DATASET EXTRACT
╔══

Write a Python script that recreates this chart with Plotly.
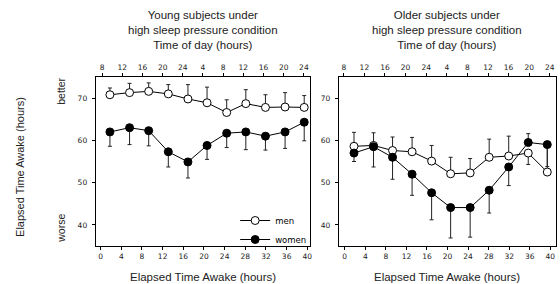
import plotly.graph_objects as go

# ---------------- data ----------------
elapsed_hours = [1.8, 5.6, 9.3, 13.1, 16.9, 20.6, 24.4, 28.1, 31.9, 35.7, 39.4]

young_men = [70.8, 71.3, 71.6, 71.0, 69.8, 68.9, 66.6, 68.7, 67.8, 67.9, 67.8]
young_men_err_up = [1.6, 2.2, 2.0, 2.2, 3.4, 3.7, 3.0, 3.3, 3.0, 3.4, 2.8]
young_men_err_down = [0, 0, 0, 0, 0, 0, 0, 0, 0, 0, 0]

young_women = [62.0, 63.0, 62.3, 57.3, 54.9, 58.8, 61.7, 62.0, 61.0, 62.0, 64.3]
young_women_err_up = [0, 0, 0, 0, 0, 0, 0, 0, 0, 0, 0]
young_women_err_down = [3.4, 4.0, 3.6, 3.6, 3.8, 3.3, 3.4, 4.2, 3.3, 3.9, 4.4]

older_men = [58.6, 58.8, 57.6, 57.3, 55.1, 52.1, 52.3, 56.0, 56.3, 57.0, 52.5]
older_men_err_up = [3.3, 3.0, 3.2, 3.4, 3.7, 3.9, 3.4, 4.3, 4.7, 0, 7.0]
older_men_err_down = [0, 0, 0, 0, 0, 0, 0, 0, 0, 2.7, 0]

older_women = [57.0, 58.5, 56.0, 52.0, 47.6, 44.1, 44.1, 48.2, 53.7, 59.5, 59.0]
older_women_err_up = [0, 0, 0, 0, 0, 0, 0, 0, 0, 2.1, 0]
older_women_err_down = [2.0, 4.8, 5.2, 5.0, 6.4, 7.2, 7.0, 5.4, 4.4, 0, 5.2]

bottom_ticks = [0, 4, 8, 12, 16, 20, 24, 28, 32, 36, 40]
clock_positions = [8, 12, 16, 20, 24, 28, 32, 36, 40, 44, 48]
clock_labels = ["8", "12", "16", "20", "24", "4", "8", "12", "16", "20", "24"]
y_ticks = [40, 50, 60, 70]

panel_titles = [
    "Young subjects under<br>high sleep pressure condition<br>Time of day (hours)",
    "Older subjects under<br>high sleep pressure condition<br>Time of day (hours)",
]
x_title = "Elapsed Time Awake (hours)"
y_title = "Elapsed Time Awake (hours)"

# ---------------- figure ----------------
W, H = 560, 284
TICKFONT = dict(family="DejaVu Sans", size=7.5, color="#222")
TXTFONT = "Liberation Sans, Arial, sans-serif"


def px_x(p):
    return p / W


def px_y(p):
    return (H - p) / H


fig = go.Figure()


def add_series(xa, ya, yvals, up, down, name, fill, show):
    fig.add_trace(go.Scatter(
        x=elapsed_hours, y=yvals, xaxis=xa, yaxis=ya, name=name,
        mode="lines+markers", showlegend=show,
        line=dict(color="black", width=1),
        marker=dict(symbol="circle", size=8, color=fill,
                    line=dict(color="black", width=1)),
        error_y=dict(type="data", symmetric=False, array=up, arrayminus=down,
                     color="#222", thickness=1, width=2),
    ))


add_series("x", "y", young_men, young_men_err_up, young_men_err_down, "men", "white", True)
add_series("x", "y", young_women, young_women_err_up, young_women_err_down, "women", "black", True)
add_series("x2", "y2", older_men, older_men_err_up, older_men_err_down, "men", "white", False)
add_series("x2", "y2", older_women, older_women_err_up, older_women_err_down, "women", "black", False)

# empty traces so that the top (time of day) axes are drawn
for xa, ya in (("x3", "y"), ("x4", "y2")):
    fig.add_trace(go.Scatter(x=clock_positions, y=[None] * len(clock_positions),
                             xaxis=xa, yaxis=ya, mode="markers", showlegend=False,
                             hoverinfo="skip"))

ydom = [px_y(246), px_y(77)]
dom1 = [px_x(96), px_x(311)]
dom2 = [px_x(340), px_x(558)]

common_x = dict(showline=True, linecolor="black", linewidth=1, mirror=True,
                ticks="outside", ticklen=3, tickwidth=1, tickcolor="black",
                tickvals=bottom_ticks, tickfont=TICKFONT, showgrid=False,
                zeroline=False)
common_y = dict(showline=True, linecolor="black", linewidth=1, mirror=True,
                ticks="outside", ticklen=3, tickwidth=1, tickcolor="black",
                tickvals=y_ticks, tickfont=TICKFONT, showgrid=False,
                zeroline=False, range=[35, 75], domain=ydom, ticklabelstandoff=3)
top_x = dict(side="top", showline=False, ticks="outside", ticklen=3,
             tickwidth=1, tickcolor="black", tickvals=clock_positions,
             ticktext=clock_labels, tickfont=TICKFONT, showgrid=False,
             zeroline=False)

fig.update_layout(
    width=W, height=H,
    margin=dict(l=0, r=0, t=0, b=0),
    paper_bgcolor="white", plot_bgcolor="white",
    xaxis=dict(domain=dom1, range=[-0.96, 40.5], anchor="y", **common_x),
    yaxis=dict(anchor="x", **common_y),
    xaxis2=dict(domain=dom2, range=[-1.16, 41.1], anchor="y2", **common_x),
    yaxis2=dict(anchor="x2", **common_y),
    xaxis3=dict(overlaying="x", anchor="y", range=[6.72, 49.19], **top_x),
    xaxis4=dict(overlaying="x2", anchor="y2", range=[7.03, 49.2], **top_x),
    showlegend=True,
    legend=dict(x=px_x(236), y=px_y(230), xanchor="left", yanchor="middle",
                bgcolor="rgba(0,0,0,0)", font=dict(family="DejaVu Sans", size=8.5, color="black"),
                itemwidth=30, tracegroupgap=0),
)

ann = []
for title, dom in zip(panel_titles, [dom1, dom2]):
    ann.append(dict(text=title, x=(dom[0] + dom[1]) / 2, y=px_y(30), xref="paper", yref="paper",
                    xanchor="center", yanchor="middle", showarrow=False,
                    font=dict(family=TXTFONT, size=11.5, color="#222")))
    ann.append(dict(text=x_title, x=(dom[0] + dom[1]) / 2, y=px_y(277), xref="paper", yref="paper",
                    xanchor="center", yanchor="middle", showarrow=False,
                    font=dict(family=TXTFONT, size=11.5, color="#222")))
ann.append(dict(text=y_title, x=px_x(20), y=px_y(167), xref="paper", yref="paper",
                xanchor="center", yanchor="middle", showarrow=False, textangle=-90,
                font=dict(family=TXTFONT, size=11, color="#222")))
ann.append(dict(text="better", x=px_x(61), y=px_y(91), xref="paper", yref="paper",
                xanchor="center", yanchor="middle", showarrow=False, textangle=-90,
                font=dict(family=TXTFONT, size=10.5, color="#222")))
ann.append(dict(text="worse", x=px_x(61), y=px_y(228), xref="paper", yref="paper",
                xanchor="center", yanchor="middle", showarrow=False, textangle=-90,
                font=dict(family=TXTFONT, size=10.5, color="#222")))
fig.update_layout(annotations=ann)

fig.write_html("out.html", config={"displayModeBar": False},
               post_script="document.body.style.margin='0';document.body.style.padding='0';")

╚══

EXERCISE DIRECTIONS
Transcribe the material exactly, leaving every picture out.

COMPLETED TASK
Write a Python script that recreates this chart with Plotly.
import plotly.graph_objects as go

# ---------------- data ----------------
elapsed_hours = [1.8, 5.6, 9.3, 13.1, 16.9, 20.6, 24.4, 28.1, 31.9, 35.7, 39.4]

young_men = [70.8, 71.3, 71.6, 71.0, 69.8, 68.9, 66.6, 68.7, 67.8, 67.9, 67.8]
young_men_err_up = [1.6, 2.2, 2.0, 2.2, 3.4, 3.7, 3.0, 3.3, 3.0, 3.4, 2.8]
young_men_err_down = [0, 0, 0, 0, 0, 0, 0, 0, 0, 0, 0]

young_women = [62.0, 63.0, 62.3, 57.3, 54.9, 58.8, 61.7, 62.0, 61.0, 62.0, 64.3]
young_women_err_up = [0, 0, 0, 0, 0, 0, 0, 0, 0, 0, 0]
young_women_err_down = [3.4, 4.0, 3.6, 3.6, 3.8, 3.3, 3.4, 4.2, 3.3, 3.9, 4.4]

older_men = [58.6, 58.8, 57.6, 57.3, 55.1, 52.1, 52.3, 56.0, 56.3, 57.0, 52.5]
older_men_err_up = [3.3, 3.0, 3.2, 3.4, 3.7, 3.9, 3.4, 4.3, 4.7, 0, 7.0]
older_men_err_down = [0, 0, 0, 0, 0, 0, 0, 0, 0, 2.7, 0]

older_women = [57.0, 58.5, 56.0, 52.0, 47.6, 44.1, 44.1, 48.2, 53.7, 59.5, 59.0]
older_women_err_up = [0, 0, 0, 0, 0, 0, 0, 0, 0, 2.1, 0]
older_women_err_down = [2.0, 4.8, 5.2, 5.0, 6.4, 7.2, 7.0, 5.4, 4.4, 0, 5.2]

bottom_ticks = [0, 4, 8, 12, 16, 20, 24, 28, 32, 36, 40]
clock_positions = [8, 12, 16, 20, 24, 28, 32, 36, 40, 44, 48]
clock_labels = ["8", "12", "16", "20", "24", "4", "8", "12", "16", "20", "24"]
y_ticks = [40, 50, 60, 70]

panel_titles = [
    "Young subjects under<br>high sleep pressure condition<br>Time of day (hours)",
    "Older subjects under<br>high sleep pressure condition<br>Time of day (hours)",
]
x_title = "Elapsed Time Awake (hours)"
y_title = "Elapsed Time Awake (hours)"

# ---------------- figure ----------------
W, H = 560, 284
TICKFONT = dict(family="DejaVu Sans", size=7.5, color="#222")
TXTFONT = "Liberation Sans, Arial, sans-serif"


def px_x(p):
    return p / W


def px_y(p):
    return (H - p) / H


fig = go.Figure()


def add_series(xa, ya, yvals, up, down, name, fill, show):
    fig.add_trace(go.Scatter(
        x=elapsed_hours, y=yvals, xaxis=xa, yaxis=ya, name=name,
        mode="lines+markers", showlegend=show,
        line=dict(color="black", width=1),
        marker=dict(symbol="circle", size=8, color=fill,
                    line=dict(color="black", width=1)),
        error_y=dict(type="data", symmetric=False, array=up, arrayminus=down,
                     color="#222", thickness=1, width=2),
    ))


add_series("x", "y", young_men, young_men_err_up, young_men_err_down, "men", "white", True)
add_series("x", "y", young_women, young_women_err_up, young_women_err_down, "women", "black", True)
add_series("x2", "y2", older_men, older_men_err_up, older_men_err_down, "men", "white", False)
add_series("x2", "y2", older_women, older_women_err_up, older_women_err_down, "women", "black", False)

# empty traces so that the top (time of day) axes are drawn
for xa, ya in (("x3", "y"), ("x4", "y2")):
    fig.add_trace(go.Scatter(x=clock_positions, y=[None] * len(clock_positions),
                             xaxis=xa, yaxis=ya, mode="markers", showlegend=False,
                             hoverinfo="skip"))

ydom = [px_y(246), px_y(77)]
dom1 = [px_x(96), px_x(311)]
dom2 = [px_x(340), px_x(558)]

common_x = dict(showline=True, linecolor="black", linewidth=1, mirror=True,
                ticks="outside", ticklen=3, tickwidth=1, tickcolor="black",
                tickvals=bottom_ticks, tickfont=TICKFONT, showgrid=False,
                zeroline=False)
common_y = dict(showline=True, linecolor="black", linewidth=1, mirror=True,
                ticks="outside", ticklen=3, tickwidth=1, tickcolor="black",
                tickvals=y_ticks, tickfont=TICKFONT, showgrid=False,
                zeroline=False, range=[35, 75], domain=ydom, ticklabelstandoff=3)
top_x = dict(side="top", showline=False, ticks="outside", ticklen=3,
             tickwidth=1, tickcolor="black", tickvals=clock_positions,
             ticktext=clock_labels, tickfont=TICKFONT, showgrid=False,
             zeroline=False)

fig.update_layout(
    width=W, height=H,
    margin=dict(l=0, r=0, t=0, b=0),
    paper_bgcolor="white", plot_bgcolor="white",
    xaxis=dict(domain=dom1, range=[-0.96, 40.5], anchor="y", **common_x),
    yaxis=dict(anchor="x", **common_y),
    xaxis2=dict(domain=dom2, range=[-1.16, 41.1], anchor="y2", **common_x),
    yaxis2=dict(anchor="x2", **common_y),
    xaxis3=dict(overlaying="x", anchor="y", range=[6.72, 49.19], **top_x),
    xaxis4=dict(overlaying="x2", anchor="y2", range=[7.03, 49.2], **top_x),
    showlegend=True,
    legend=dict(x=px_x(236), y=px_y(230), xanchor="left", yanchor="middle",
                bgcolor="rgba(0,0,0,0)", font=dict(family="DejaVu Sans", size=8.5, color="black"),
                itemwidth=30, tracegroupgap=0),
)

ann = []
for title, dom in zip(panel_titles, [dom1, dom2]):
    ann.append(dict(text=title, x=(dom[0] + dom[1]) / 2, y=px_y(30), xref="paper", yref="paper",
                    xanchor="center", yanchor="middle", showarrow=False,
                    font=dict(family=TXTFONT, size=11.5, color="#222")))
    ann.append(dict(text=x_title, x=(dom[0] + dom[1]) / 2, y=px_y(277), xref="paper", yref="paper",
                    xanchor="center", yanchor="middle", showarrow=False,
                    font=dict(family=TXTFONT, size=11.5, color="#222")))
ann.append(dict(text=y_title, x=px_x(20), y=px_y(167), xref="paper", yref="paper",
                xanchor="center", yanchor="middle", showarrow=False, textangle=-90,
                font=dict(family=TXTFONT, size=11, color="#222")))
ann.append(dict(text="better", x=px_x(61), y=px_y(91), xref="paper", yref="paper",
                xanchor="center", yanchor="middle", showarrow=False, textangle=-90,
                font=dict(family=TXTFONT, size=10.5, color="#222")))
ann.append(dict(text="worse", x=px_x(61), y=px_y(228), xref="paper", yref="paper",
                xanchor="center", yanchor="middle", showarrow=False, textangle=-90,
                font=dict(family=TXTFONT, size=10.5, color="#222")))
fig.update_layout(annotations=ann)

fig.write_html("out.html", config={"displayModeBar": False},
               post_script="document.body.style.margin='0';document.body.style.padding='0';")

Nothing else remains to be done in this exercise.